A Port au Prince, la capitale di Haiti, dal terremoto in avanti, stanziano 20.000 marines, uno ogni 20 abitanti. Costano più di un miliardo di dollari al mese e saranno pagati dal popolo di Haiti in un futuro lontano perché il popolo haitiano è tuttora impegnato a pagare a banche franco-statunitensi i costi della dittatura Duvalier che Francia e Stati Uniti vollero. Intanto l’aiuto cubano-venezuelano va avanti con costanza e nel silenzio: medici, ambulatori, ben sei ospedali attrezzati a tempo di record. Benzina solidale per il paese più occupato della storia.
Haiti, il primo paese nero a essersi liberato del colonialismo, ha vissuto quasi tutto il XX secolo occupato da molteplici invasioni straniere, quasi tutte statunitensi, e ha cominciato il XX secolo nella stessa maniera. Vent’anni consecutivi al tempo della prima guerra mondiale, poi la terribile dittatura sostenuta da Parigi e Washington del clan Duvalier. Lasciò 50.000 morti ma soprattutto lasciò un paese indebitato per i secoli futuri verso quelle potenze che avevano voluto e sostenuto la dittatura. Nel quarto di secolo che ci separa da quando gli Stati Uniti consegnarono Duvalier al dorato esilio… parigino il debito è ulteriormente triplicato. Ad Haiti la notte neoliberale non ha mai dato alcun segnale di essere alla fine, con la parziale eccezione della breve stagione di Jean Bertrand Aristide, deposto da due golpe nel 1991 e nel 2004 e sequestrato e deportato infine in Africa. Anche Aristide, come nel 2009 l’honduregno Mel Zelaya, fu deposto la seconda volta per essersi avvicinato ai paesi dell’ALBA.

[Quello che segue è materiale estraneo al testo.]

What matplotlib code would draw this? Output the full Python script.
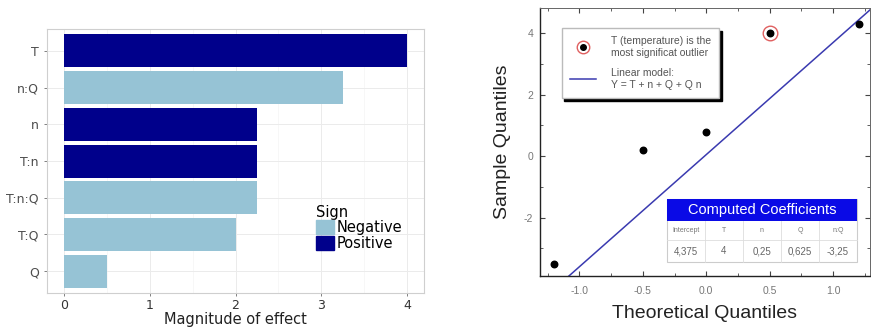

Dalla metà degli anni ’90 ad Haiti hanno costantemente stazionato missioni militari delle Nazioni Unite, con una media superiore alle diecimila presenze di soldati, soprattutto latinoamericani, e non c’è ONG che si rispetti che non abbia impiantato almeno una missione umanitaria nel paese. Si succedono conferenze di donatori ma Haiti ogni volta si ritrova più indebitata e con più truppe straniere sul territorio.
Oggi, a tre mesi dal distruttivo terremoto e con la stagione delle piogge iniziata a rendere ancora più disperata la situazione di chi ha perso tutto, la tendenza alla militarizzazione si accentua invece di diminuire.
Questa settimana è tornata da Haiti la portaerei Cavour. Come denuncia Intersos si è trattata non di un’operazione umanitaria ma di una grande operazione di marketing per l’industria bellica italiana. Sulla portaerei hanno viaggiato aiuti alimentari e medici e sono stati effettuati interventi importanti. Ma per smuovere quel colosso ci vogliono 900 marinai al costo di 200.000 Euro al giorno. Era proprio la miglior maniera di aiutare Haiti da parte del governo italiano?
Venezuelani e cubani sembrano indicare un’altra via: medici, infermieri, terapisti, nessuno di loro armato con un aiuto costante che va avanti dal 1993 e accresciuto col terremoto. Qualcuno sa spiegare perché vengono considerati dei paria internazionali?